Senaryosunu, Mary Shelley'ın aynı isimli romanından (1818) uyarlayarak Garrett Fort ile Francis Edward Faragoh'un yazdıkları ve yönetmen koltuğunda da James Whale'in oturduğu "Frankenstein"; bilim kurgu tarzda bir korku gerilim olarak geliyor karşımıza...

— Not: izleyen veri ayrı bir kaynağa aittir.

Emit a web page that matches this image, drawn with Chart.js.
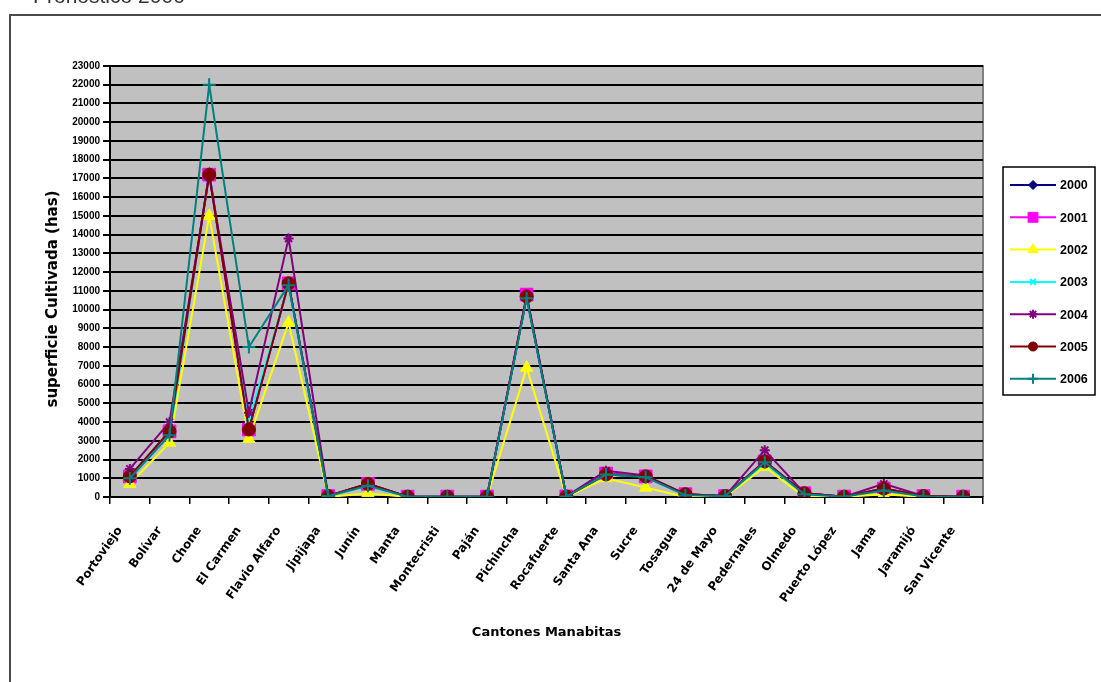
<!DOCTYPE html>
<html>
<head>
<meta charset="utf-8">
<title>Pronóstico 2006</title>
<script src="https://cdn.jsdelivr.net/npm/chart.js@4/dist/chart.umd.min.js"></script>
<style>
  html, body { margin: 0; padding: 0; background: #fff; overflow: hidden; }
  #wrap { position: relative; width: 1101px; height: 682px; }
</style>
</head>
<body>
<div id="wrap"><canvas id="c" width="1101" height="682"></canvas></div>
<script>
// Cantones de Manabí
const cantones = ['Portoviejo', 'Bolívar', 'Chone', 'El Carmen', 'Flavio Alfaro', 'Jipijapa', 'Junín', 'Manta',
  'Montecristi', 'Paján', 'Pichincha', 'Rocafuerte', 'Santa Ana', 'Sucre', 'Tosagua', '24 de Mayo',
  'Pedernales', 'Olmedo', 'Puerto López', 'Jama', 'Jaramijó', 'San Vicente'];

// Superficie cultivada (has) por año
const sup2000 = [1100, 3500, 17300, 3700, 11400, 50, 700, 20, 20, 20, 10700, 30, 1250, 1100, 150, 50, 1900, 200, 20, 450, 50, 20];
const sup2001 = [1100, 3500, 17200, 3600, 11400, 50, 700, 20, 20, 20, 10800, 30, 1250, 1100, 150, 50, 1900, 200, 20, 450, 50, 20];
const sup2002 = [700, 2900, 15000, 3100, 9300, 0, 200, 0, 0, 0, 6900, 0, 1000, 500, 0, 0, 1600, 0, 0, 150, 0, 0];
const sup2003 = [1000, 3300, 17200, 4100, 11300, 50, 600, 20, 20, 20, 10600, 30, 1200, 1100, 100, 50, 1800, 150, 20, 400, 30, 20];
const sup2004 = [1500, 4000, 17200, 4500, 13800, 50, 700, 20, 20, 20, 10700, 30, 1400, 1150, 150, 50, 2500, 200, 20, 700, 50, 20];
const sup2005 = [1100, 3500, 17200, 3600, 11400, 50, 700, 20, 20, 20, 10700, 30, 1200, 1100, 150, 50, 1900, 200, 20, 450, 50, 20];
const sup2006 = [1000, 3300, 22000, 8000, 11300, 50, 600, 20, 20, 20, 10600, 30, 1200, 1050, 100, 50, 1850, 150, 20, 350, 30, 20];

const anios = ['2000', '2001', '2002', '2003', '2004', '2005', '2006'];
const yMax = 23000;
const yStep = 1000;

const titulo = 'Pronóstico 2006';
const tituloX = 'Cantones Manabitas';
const tituloY = 'superficie Cultivada (has)';

// series styling (Excel-like palette and markers)
const estilos = [
  { color: '#000080', style: 'rectRot',  r: 4.5, lr: 4.5 },
  { color: '#FF00FF', style: 'rect',     r: 9,   lr: 7 },
  { color: '#FFFF00', style: 'triangle', r: 7,   lr: 6 },
  { color: '#00FFFF', style: 'crossRot', r: 4,   lr: 4 },
  { color: '#800080', style: 'star',     r: 5,   lr: 4.5 },
  { color: '#800000', style: 'circle',   r: 6.5, lr: 4.5 },
  { color: '#008080', style: 'cross',    r: 6.5, lr: 5 }
];
const series = [sup2000, sup2001, sup2002, sup2003, sup2004, sup2005, sup2006];

const esTrazo = s => s === 'cross' || s === 'crossRot' || s === 'star';

const datasets = series.map((vals, i) => ({
  label: anios[i],
  data: vals,
  borderColor: estilos[i].color,
  backgroundColor: estilos[i].color,
  borderWidth: 2,
  pointStyle: estilos[i].style,
  pointRadius: estilos[i].r,
  pointBackgroundColor: estilos[i].color,
  pointBorderColor: estilos[i].color,
  pointBorderWidth: esTrazo(estilos[i].style) ? 2 : 1,
  tension: 0,
  order: series.length - 1 - i
}));

const plotArea = {
  left: 110, right: 983, top: 66, bottom: 497
};

const decor = {
  id: 'decor',
  beforeDraw(chart) {
    const ctx = chart.ctx;
    const a = chart.chartArea;
    ctx.save();
    // title, partly above the page edge
    ctx.fillStyle = '#333';
    ctx.font = "21px 'Liberation Sans', Arial, sans-serif";
    ctx.textBaseline = 'alphabetic';
    ctx.textAlign = 'left';
    ctx.fillText(titulo, 33, 3);
    // outer frame
    ctx.strokeStyle = '#4a4a4a';
    ctx.lineWidth = 2;
    ctx.strokeRect(10, 15, 1400, 900);
    // plot background
    ctx.fillStyle = '#C0C0C0';
    ctx.fillRect(a.left, a.top, a.right - a.left, a.bottom - a.top);
    ctx.strokeStyle = '#808080';
    ctx.lineWidth = 2;
    ctx.beginPath();
    ctx.moveTo(a.left, a.top);
    ctx.lineTo(a.right, a.top);
    ctx.lineTo(a.right, a.bottom);
    ctx.stroke();
    ctx.restore();
  },
  afterDraw(chart) {
    const ctx = chart.ctx;
    const a = chart.chartArea;
    ctx.save();
    ctx.fillStyle = '#000';
    // axis titles
    ctx.font = "bold 13px 'DejaVu Sans', sans-serif";
    ctx.textAlign = 'center';
    ctx.textBaseline = 'middle';
    ctx.fillText(tituloX, (a.left + a.right) / 2, 633);
    ctx.save();
    ctx.translate(53, 299);
    ctx.rotate(-Math.PI / 2);
    ctx.font = "bold 15px 'DejaVu Sans', sans-serif";
    ctx.fillText(tituloY, 0, 0);
    ctx.restore();

    // legend
    const lx = 1003, ly = 167, lw = 92, lh = 228;
    ctx.fillStyle = '#fff';
    ctx.fillRect(lx, ly, lw, lh);
    ctx.strokeStyle = '#000';
    ctx.lineWidth = 1.5;
    ctx.strokeRect(lx, ly, lw, lh);
    ctx.font = "bold 12.5px 'Liberation Sans', Arial, sans-serif";
    ctx.textAlign = 'left';
    ctx.textBaseline = 'middle';
    anios.forEach((anio, i) => {
      const y = 185 + i * 32.3;
      const st = estilos[i];
      ctx.strokeStyle = st.color;
      ctx.fillStyle = st.color;
      ctx.lineWidth = 2;
      ctx.beginPath();
      ctx.moveTo(1010, y);
      ctx.lineTo(1056, y);
      ctx.stroke();
      ctx.lineWidth = esTrazo(st.style) ? 2 : 1;
      Chart.helpers.drawPoint(ctx, { pointStyle: st.style, radius: st.lr, rotation: 0, borderWidth: ctx.lineWidth }, 1033, y);
      ctx.fillStyle = '#000';
      ctx.fillText(anio, 1060, y + 1);
    });
    ctx.restore();
  }
};

new Chart(document.getElementById('c'), {
  type: 'line',
  data: { labels: cantones, datasets },
  options: {
    responsive: false,
    animation: false,
    events: [],
    layout: { padding: { left: 0, top: plotArea.top, right: 1101 - plotArea.right, bottom: 0 } },
    plugins: {
      legend: { display: false },
      tooltip: { enabled: false },
      title: { display: false }
    },
    scales: {
      x: {
        type: 'category',
        offset: true,
        afterFit(scale) { scale.height = 682 - plotArea.bottom; },
        grid: {
          offset: true,
          drawOnChartArea: false,
          drawTicks: true,
          tickLength: 7,
          color: '#000',
          lineWidth: 1.5
        },
        border: { display: true, color: '#000', width: 2 },
        ticks: {
          autoSkip: false,
          minRotation: 55,
          maxRotation: 55,
          padding: 20,
          labelOffset: -10,
          color: '#000',
          font: { family: "'DejaVu Sans', sans-serif", size: 12, weight: 'bold' }
        }
      },
      y: {
        min: 0,
        max: yMax,
        afterFit(scale) { scale.width = plotArea.left; },
        grid: {
          color: '#000',
          lineWidth: 2,
          drawTicks: true,
          tickLength: 7
        },
        border: { display: true, color: '#000', width: 2 },
        ticks: {
          stepSize: yStep,
          padding: 3,
          color: '#000',
          callback: v => String(v),
          font: { family: "'Liberation Sans', Arial, sans-serif", size: 10, weight: 'bold' }
        }
      }
    }
  },
  plugins: [decor]
});
</script>
</body>
</html>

Gelin isterseniz; yıllardır benzeri hikayelere esin kaynağı oluşturmakta olan "Frankenstein" romanının sesli sinema döneminin, ilk uzun metrajlı (debut) sinema filmi adaptasyonu olarak çekilmiş olan "nadide özellikteki" bu filme biraz daha yakından bakalım...
***
Bavyera Alplerinin bir köyünde, hayatını kaybetmiş birinin cenazesi toprağa defnedilir ve merhumun yakınları ağlayıp dövünürlerken; Henry Frankenstein (Colin Clive) ile kambur asistanı Fritz (Dwight Frye), töreni uzaktan izlemekle yetinmektedirler...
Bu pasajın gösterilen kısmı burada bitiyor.